O Tradicionalismo foi acomodado na tese liberal de que a questão dos “costumes”, como se gosta de dizer de tudo que está além da economia, era uma questão de foro íntimo e portanto do domínio e decisão de cada um.
Além disso, embora com intensidade menor, os neoliberais também necessitam destruir se não o Mundo Moderno, pelo menos o Estado liberal-centrista – ainda que para o neoliberalismo esta destruição deva levar a um Estado mínimo (mas forte politicamente) (Gamble, 1988) dominado pela corporação empresarial, onde se encontram pessoas que se construíram pelo mérito e têm, portanto, “superior” sabedoria.
Do ponto de vista dos Tradicionalistas, um Estado mínimo poderia ser um primeiro passo na direção de sua meta de contrapor-se ao “mundo moderno” e abrir caminho para dar visibilidade (e financiamento) às suas teses. E para quem passou os últimos 250 anos amargando o último lugar das preferências políticas, isso já seria um grande passo. Como no Brasil o conservadorismo tem características populistas – fato que se destina a ampliar sua base eleitoral e estabelecer hegemonia futura – conflitos eram esperados na implantação das medidas neoliberais, sempre impopulares.
No meio de todas as implicações destas propostas, não é difícil imaginar que a educação fosse cobiçada como um instrumento privilegiado de desenvolvimento das ideias neoliberais e Tradicionalistas.

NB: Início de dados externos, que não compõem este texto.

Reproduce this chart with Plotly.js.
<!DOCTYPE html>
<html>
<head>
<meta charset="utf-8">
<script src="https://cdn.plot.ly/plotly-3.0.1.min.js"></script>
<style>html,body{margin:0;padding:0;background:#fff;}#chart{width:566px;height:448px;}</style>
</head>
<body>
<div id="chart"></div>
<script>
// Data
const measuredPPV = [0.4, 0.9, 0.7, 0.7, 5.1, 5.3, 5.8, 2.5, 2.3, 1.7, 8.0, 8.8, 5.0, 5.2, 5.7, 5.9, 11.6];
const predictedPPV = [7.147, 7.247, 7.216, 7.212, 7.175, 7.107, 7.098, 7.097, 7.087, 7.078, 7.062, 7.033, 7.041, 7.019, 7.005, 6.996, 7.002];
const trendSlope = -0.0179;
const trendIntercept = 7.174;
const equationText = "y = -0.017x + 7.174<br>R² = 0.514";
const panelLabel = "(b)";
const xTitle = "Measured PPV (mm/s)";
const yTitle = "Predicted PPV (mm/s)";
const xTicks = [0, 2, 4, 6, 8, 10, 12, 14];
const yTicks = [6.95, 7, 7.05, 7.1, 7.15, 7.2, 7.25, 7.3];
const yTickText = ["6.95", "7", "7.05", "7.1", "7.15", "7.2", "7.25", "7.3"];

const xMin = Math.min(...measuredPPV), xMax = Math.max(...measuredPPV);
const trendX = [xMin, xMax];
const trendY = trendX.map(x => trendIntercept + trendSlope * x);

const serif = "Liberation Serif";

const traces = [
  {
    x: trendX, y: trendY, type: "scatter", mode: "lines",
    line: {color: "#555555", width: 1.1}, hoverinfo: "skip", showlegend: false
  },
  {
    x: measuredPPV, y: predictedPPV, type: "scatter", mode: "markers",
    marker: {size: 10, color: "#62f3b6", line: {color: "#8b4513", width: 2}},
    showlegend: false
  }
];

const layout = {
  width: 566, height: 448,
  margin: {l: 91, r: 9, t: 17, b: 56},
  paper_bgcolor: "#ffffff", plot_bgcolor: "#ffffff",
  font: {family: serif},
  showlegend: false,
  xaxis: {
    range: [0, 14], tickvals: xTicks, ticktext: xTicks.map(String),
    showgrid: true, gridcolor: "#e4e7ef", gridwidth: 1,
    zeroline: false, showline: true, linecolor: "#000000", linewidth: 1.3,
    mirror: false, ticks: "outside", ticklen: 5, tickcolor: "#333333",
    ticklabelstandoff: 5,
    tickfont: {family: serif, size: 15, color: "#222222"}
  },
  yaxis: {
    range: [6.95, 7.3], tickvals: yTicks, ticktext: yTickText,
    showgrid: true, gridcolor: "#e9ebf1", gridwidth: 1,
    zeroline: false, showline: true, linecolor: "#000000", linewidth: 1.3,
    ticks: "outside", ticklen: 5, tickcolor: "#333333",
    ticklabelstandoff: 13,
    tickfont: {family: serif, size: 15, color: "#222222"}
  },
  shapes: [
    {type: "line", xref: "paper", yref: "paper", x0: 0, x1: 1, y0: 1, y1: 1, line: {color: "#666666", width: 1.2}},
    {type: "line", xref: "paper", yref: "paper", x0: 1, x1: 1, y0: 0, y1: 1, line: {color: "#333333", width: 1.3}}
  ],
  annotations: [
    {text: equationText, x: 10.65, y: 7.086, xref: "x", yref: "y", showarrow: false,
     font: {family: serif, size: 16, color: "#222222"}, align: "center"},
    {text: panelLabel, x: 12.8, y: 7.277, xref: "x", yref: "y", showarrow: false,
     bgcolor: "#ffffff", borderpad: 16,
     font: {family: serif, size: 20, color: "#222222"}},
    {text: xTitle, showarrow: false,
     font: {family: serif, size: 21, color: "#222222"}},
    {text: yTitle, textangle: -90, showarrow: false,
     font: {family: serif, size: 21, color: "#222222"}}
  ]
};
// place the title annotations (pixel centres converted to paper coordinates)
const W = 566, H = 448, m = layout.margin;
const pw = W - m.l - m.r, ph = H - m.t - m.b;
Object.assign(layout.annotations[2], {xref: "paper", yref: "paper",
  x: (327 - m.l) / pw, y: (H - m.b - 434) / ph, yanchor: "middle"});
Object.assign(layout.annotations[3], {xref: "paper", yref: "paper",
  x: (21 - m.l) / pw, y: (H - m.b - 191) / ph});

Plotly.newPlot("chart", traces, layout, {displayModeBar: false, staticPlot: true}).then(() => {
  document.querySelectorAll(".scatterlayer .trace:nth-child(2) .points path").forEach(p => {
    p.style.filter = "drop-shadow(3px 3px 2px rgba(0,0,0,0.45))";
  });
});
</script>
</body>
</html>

Cada um à sua maneira, se encontra, agora, trabalhando para reconverter a educação a seus propósitos. O acordo levou a que o Ministério da Educação ficasse com os Tradicionalistas e um super Ministério da Economia, ficasse com os neoliberais.

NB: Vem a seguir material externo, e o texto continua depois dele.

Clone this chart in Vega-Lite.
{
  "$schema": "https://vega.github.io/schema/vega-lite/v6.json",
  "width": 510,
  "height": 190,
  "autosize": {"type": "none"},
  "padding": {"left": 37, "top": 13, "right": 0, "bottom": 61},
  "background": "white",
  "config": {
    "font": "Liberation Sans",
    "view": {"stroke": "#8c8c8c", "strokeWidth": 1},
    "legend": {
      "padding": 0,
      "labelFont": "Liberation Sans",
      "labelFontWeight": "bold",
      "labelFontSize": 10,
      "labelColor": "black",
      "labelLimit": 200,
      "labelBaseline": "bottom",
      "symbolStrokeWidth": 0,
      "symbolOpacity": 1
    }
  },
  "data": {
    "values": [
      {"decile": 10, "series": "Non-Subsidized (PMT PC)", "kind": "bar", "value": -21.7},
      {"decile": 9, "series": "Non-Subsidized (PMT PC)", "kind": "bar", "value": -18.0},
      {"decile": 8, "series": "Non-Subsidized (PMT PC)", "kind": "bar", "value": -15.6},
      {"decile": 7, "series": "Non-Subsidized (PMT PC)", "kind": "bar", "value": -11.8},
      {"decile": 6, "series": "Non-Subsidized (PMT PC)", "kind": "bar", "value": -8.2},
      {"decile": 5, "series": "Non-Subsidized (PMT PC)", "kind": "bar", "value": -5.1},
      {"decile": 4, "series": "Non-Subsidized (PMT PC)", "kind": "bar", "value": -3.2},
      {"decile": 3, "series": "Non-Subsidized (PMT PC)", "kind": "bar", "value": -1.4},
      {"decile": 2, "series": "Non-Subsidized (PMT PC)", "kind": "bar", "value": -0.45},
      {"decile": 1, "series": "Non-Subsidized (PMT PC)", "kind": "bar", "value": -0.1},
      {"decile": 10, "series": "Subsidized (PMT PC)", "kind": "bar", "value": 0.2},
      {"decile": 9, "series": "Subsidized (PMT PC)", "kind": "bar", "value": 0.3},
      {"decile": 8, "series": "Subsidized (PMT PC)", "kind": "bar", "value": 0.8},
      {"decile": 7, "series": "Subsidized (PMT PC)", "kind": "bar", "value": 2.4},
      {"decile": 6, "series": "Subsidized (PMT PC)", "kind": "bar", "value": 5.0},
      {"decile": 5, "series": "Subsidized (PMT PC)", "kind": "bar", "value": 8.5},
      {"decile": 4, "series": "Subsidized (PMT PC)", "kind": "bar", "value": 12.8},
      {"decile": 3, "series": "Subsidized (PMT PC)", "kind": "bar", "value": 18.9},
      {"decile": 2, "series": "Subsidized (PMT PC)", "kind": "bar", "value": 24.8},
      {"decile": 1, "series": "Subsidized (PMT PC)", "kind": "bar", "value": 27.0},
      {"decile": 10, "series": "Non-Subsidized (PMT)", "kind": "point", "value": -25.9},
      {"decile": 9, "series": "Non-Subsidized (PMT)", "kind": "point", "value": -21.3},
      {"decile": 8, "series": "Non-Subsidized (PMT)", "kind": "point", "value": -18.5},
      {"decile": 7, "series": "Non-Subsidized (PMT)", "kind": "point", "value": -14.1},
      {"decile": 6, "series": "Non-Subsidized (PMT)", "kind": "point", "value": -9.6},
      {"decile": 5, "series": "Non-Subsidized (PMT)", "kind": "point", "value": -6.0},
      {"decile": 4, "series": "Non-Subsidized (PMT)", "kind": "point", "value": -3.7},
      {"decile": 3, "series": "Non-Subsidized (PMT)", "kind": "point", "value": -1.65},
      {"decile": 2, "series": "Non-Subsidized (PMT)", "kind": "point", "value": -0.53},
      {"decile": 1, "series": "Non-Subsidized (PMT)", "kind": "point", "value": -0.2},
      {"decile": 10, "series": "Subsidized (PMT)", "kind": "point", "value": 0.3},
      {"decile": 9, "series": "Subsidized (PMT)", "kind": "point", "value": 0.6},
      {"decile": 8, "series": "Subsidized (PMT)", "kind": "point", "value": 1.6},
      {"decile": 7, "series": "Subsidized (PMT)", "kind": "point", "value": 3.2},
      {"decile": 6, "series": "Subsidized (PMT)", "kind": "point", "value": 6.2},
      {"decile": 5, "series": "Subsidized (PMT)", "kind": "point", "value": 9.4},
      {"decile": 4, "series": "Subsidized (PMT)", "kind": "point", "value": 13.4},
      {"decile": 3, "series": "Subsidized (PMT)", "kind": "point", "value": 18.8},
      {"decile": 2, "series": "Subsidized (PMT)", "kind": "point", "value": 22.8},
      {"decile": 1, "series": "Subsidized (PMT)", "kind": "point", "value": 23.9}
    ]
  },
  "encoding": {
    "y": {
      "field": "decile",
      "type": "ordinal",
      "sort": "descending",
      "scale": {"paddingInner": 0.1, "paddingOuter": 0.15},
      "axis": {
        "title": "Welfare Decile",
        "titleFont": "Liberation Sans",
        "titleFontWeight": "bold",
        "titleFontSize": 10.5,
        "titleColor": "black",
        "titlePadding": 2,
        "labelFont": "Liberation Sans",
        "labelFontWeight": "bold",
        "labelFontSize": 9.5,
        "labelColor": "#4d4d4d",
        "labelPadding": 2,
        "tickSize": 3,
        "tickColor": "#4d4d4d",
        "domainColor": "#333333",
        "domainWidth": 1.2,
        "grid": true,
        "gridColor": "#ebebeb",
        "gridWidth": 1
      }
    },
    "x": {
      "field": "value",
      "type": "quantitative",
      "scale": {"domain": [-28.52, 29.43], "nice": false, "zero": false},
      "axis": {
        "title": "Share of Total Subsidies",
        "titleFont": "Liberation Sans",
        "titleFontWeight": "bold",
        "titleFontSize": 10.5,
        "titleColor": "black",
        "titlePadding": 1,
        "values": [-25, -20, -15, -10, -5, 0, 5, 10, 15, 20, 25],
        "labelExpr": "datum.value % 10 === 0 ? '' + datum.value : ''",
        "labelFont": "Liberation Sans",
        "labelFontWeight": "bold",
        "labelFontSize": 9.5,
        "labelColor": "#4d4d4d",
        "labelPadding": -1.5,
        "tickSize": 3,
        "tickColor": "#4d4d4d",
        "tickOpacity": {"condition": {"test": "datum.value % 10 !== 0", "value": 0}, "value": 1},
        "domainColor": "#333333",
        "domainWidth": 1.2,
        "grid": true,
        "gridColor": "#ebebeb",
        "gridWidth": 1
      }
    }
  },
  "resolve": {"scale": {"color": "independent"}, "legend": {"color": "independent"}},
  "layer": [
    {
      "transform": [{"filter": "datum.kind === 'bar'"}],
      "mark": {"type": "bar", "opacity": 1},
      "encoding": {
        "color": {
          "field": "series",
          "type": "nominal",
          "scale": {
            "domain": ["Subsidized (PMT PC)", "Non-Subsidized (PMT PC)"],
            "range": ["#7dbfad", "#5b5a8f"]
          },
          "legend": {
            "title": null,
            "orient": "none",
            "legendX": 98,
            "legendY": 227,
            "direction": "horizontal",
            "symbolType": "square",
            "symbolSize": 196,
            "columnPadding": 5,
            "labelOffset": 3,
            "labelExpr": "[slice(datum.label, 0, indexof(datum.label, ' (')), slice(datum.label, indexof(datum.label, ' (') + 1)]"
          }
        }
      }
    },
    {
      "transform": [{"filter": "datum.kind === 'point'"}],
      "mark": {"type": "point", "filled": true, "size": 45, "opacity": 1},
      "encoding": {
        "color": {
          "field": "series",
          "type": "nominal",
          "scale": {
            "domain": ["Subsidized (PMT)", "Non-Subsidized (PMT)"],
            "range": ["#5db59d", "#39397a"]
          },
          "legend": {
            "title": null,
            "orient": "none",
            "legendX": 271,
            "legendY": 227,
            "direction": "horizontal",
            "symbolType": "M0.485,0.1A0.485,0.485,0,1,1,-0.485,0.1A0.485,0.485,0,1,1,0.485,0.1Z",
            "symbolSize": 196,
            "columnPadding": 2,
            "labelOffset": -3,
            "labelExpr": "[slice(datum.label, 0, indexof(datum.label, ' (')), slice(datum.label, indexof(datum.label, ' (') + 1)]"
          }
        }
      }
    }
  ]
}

A inercia atual do Ministério da Educação, melhor dizendo, a omissão do MEC, é apenas parte do processo de destruição destinado a abrir espaço para ONGs, Fundações e instituições privadas e conservadoras avançarem sobre a educação pública, estimulando sua privatização. Isso reduz a ação do Estado.
Privatização pela modalidade vouchers é o desejo tanto de neoliberais como de Tradicionalistas e demais conservadores: os primeiros ganham espaço ao converter a educação pública em um “mercado educacional” que introduzirá a lógica da meritocracia na juventude, além de reduzir o Estado; os segundos, para além disso, têm a possibilidade de redirecionar recursos públicos com a finalidade de ampliar e fortalecer as instituições privadas religiosas e conservadoras, onde se pode estimular as ideias Tradicionalistas e religiosas que deverão espiritualizar o “mercado” e abrir espaço para a emergência de uma nova idade de ouro. Por ora, estão juntos. Se continuarão juntos, o futuro dirá.
A escolha da escola pelos pais via privatização por vouchers permitirá, ainda, que estes mantenham seus filhos isolados em escolas religiosas ou estudando em seus próprios domicílios às custas do erário público, protegidos e fora dos riscos dos descalabros do “Mundo Moderno” que vive sua fase terminal – a “Kali Yuga”.